Task brief>
Each line from the line with "Emit a web page" to the line with "const colors = ['#4779A8','#5591C8','#80AEDC','#B8CDE7'];", inclusive, is to be repeated exactly; no other line and no picture belongs in the copy.

-- Begin Record extracts --

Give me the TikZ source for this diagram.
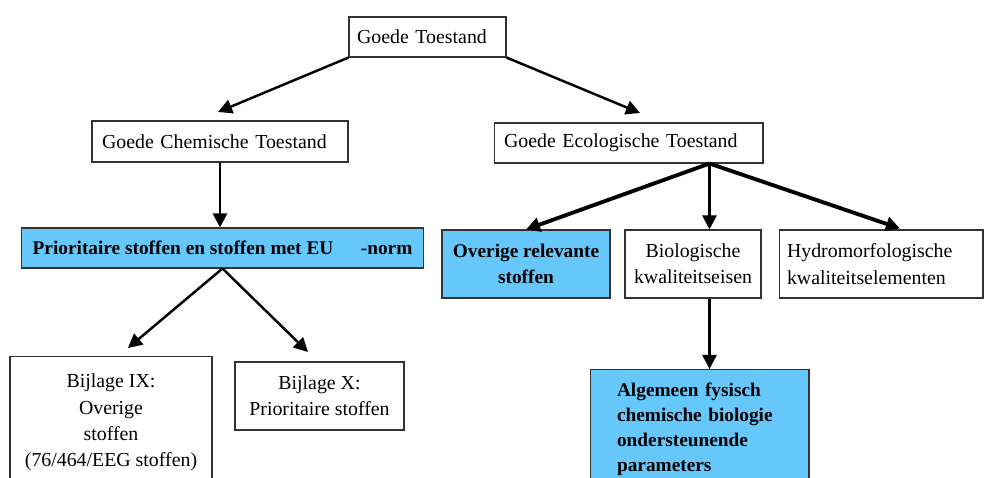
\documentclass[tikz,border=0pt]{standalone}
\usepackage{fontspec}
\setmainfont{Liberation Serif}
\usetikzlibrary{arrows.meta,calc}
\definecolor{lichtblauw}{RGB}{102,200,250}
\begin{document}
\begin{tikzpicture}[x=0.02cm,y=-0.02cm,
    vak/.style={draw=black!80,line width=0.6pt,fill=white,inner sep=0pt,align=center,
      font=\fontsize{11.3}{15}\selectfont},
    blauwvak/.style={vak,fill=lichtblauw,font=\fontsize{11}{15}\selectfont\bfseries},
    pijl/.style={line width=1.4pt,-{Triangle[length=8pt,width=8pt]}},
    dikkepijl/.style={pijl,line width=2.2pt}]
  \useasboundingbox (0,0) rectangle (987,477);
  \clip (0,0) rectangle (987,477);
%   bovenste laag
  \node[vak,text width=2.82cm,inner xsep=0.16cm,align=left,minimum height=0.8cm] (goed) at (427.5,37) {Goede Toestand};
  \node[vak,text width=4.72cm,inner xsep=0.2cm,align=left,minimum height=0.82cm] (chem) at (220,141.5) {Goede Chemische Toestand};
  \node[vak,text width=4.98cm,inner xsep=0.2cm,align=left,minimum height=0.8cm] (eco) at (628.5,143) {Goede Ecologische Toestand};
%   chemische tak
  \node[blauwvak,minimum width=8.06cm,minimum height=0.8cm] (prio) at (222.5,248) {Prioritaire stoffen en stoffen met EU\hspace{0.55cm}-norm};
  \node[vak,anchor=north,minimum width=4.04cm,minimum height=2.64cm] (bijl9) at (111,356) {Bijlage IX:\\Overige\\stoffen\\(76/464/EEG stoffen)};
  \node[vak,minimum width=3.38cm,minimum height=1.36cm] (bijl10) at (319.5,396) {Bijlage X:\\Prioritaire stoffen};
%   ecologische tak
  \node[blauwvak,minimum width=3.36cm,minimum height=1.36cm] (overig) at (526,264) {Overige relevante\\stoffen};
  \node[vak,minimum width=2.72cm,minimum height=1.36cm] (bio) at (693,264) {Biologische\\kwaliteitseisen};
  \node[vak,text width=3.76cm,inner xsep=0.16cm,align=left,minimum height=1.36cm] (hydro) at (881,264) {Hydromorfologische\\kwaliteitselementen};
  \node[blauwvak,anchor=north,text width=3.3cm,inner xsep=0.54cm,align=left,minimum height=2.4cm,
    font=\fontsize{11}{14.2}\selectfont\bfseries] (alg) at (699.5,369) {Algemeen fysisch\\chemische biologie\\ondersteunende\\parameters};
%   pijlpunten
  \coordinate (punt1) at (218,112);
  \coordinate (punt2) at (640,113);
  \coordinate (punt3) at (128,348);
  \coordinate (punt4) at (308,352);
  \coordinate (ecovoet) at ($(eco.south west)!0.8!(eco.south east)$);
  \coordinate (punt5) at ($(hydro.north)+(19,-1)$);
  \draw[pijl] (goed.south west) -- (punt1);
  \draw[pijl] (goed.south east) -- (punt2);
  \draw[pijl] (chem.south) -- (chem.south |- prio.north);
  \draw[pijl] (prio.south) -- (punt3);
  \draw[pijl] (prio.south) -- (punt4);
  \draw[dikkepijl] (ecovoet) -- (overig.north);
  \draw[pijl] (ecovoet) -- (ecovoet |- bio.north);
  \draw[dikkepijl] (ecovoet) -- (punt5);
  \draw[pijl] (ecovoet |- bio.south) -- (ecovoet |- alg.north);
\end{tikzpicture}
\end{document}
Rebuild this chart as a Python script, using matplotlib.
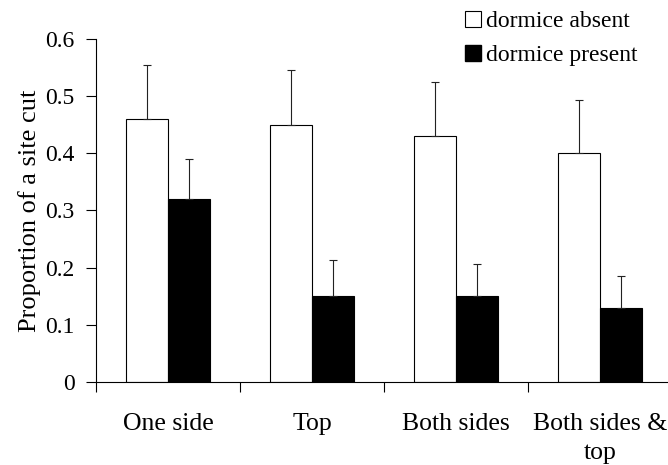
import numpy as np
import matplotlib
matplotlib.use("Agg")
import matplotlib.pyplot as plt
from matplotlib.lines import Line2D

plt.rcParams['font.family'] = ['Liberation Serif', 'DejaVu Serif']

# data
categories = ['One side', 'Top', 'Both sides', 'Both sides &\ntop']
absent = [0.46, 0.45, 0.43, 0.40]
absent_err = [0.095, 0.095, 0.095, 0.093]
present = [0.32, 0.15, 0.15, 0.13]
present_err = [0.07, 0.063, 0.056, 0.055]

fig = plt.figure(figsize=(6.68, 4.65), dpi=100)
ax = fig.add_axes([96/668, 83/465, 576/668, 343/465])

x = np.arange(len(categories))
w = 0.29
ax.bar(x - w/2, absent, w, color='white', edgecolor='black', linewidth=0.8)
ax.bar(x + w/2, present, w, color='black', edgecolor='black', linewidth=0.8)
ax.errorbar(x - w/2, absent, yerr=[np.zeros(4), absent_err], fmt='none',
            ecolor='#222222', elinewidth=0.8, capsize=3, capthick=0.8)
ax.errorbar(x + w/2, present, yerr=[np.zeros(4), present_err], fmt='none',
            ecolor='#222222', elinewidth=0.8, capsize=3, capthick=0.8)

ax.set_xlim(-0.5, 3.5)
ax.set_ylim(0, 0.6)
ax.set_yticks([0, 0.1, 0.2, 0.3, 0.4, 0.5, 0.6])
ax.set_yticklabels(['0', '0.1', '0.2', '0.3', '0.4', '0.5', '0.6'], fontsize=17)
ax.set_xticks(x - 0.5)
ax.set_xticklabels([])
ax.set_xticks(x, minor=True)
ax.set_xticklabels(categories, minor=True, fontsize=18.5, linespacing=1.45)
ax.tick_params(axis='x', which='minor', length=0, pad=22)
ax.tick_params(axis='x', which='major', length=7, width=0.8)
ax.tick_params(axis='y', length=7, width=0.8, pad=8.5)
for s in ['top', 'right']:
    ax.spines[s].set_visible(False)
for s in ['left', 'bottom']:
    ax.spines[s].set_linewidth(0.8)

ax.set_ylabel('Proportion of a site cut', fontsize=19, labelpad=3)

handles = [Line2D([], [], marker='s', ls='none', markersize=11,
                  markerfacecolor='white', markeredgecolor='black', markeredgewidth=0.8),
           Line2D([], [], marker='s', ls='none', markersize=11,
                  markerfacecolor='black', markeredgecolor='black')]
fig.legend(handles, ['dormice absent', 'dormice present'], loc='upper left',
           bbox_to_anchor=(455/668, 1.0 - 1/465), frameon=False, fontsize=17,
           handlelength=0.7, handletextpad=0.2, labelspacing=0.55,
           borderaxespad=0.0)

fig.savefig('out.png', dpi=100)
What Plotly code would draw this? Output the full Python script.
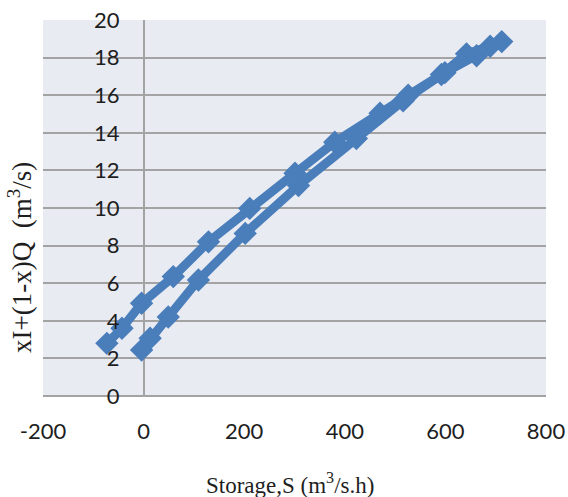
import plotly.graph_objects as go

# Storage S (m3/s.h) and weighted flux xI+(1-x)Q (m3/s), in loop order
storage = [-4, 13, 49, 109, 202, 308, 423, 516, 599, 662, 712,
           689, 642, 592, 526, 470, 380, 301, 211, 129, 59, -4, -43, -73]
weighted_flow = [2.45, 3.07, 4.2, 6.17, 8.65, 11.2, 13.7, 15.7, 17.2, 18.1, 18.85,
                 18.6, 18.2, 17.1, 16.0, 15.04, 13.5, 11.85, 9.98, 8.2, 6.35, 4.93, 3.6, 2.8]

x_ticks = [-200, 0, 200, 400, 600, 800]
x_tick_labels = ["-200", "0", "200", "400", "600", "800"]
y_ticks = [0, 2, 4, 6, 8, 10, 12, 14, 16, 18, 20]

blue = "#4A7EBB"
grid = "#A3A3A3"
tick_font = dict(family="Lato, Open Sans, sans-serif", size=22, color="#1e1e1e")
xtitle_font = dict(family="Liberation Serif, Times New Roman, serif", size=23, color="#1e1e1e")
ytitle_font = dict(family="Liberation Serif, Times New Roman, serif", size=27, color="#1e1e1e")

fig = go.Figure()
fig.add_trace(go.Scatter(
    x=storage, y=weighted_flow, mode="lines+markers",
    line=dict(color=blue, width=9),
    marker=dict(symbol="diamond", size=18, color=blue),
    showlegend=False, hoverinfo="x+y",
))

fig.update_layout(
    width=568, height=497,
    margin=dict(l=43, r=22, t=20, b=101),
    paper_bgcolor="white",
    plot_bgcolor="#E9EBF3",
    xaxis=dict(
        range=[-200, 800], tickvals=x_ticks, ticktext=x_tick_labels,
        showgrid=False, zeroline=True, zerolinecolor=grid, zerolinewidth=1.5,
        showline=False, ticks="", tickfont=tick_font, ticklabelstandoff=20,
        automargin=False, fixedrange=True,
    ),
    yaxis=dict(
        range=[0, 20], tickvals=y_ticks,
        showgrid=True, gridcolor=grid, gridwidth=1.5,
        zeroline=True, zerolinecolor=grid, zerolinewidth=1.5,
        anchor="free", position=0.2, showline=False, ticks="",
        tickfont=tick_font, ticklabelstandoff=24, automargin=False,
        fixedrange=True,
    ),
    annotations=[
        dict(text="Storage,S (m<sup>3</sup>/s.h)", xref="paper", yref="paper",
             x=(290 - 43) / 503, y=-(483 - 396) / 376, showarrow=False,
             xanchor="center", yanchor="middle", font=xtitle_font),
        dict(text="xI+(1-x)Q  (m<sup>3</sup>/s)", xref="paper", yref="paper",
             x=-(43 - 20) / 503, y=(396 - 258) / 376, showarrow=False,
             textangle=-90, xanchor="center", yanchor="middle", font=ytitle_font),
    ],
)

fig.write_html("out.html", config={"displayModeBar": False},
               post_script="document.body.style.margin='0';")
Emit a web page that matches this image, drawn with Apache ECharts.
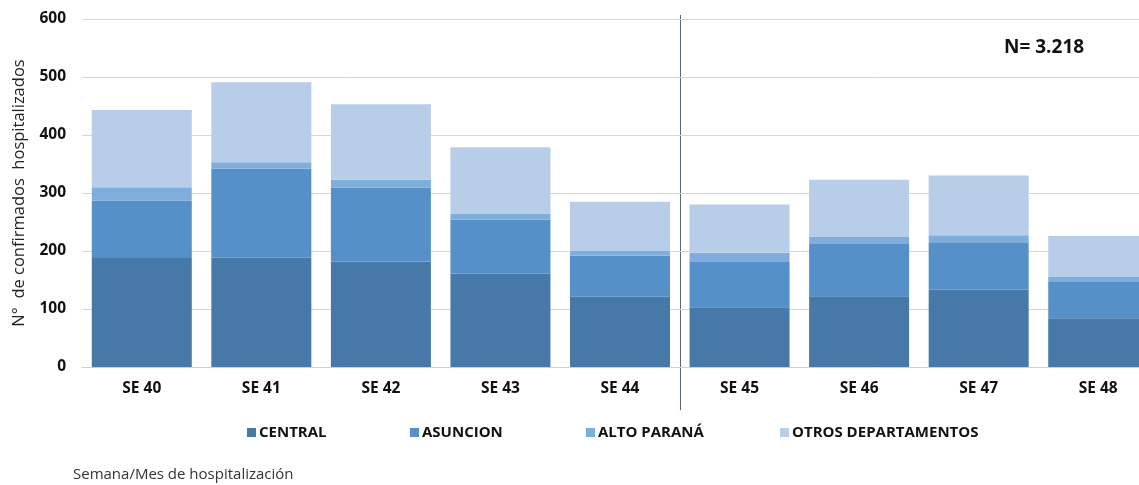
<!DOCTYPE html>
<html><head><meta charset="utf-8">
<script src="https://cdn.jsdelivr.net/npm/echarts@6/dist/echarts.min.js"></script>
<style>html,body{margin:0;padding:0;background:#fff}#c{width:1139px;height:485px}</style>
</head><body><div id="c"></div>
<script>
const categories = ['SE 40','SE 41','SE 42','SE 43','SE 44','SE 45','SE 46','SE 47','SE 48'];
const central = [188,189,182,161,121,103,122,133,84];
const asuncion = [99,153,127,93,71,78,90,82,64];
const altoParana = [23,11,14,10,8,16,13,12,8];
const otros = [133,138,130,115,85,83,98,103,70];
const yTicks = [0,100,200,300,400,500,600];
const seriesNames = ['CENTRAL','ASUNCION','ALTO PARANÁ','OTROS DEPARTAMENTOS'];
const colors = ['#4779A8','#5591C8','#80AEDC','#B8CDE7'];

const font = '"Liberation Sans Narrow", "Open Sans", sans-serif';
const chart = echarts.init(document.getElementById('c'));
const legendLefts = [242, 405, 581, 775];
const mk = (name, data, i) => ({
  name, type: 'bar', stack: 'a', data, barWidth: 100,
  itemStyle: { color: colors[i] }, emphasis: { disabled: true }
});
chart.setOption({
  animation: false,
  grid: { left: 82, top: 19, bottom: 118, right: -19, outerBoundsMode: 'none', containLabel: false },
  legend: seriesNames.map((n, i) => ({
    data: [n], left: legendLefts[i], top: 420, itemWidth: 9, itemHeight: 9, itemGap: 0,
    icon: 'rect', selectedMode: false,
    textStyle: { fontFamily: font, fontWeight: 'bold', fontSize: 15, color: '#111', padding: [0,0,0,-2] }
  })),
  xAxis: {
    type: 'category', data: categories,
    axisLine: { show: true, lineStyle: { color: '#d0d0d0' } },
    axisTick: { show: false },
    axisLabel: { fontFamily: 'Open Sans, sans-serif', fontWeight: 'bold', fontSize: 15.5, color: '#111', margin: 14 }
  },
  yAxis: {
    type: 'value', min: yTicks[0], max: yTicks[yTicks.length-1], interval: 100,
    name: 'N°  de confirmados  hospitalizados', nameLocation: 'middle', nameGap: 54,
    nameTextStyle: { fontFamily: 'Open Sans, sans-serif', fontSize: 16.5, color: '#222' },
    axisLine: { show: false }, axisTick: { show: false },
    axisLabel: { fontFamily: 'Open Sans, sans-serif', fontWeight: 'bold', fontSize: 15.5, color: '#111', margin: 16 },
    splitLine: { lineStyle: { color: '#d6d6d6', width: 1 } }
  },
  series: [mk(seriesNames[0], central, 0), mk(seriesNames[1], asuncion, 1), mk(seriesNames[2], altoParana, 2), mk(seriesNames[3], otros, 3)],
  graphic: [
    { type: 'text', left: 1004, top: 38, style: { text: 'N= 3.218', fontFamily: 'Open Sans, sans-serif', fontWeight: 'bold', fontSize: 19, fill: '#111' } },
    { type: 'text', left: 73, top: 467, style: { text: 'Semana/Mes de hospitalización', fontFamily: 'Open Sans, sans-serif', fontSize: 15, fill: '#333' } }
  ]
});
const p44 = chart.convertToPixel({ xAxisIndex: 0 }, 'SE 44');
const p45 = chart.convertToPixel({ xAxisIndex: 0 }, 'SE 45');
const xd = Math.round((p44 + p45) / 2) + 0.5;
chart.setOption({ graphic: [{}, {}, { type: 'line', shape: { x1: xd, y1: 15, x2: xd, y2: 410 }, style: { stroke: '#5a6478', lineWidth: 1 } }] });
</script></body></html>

-- End Record extracts --

Completed task>
Emit a web page that matches this image, drawn with Apache ECharts.
<!DOCTYPE html>
<html><head><meta charset="utf-8">
<script src="https://cdn.jsdelivr.net/npm/echarts@6/dist/echarts.min.js"></script>
<style>html,body{margin:0;padding:0;background:#fff}#c{width:1139px;height:485px}</style>
</head><body><div id="c"></div>
<script>
const categories = ['SE 40','SE 41','SE 42','SE 43','SE 44','SE 45','SE 46','SE 47','SE 48'];
const central = [188,189,182,161,121,103,122,133,84];
const asuncion = [99,153,127,93,71,78,90,82,64];
const altoParana = [23,11,14,10,8,16,13,12,8];
const otros = [133,138,130,115,85,83,98,103,70];
const yTicks = [0,100,200,300,400,500,600];
const seriesNames = ['CENTRAL','ASUNCION','ALTO PARANÁ','OTROS DEPARTAMENTOS'];
const colors = ['#4779A8','#5591C8','#80AEDC','#B8CDE7'];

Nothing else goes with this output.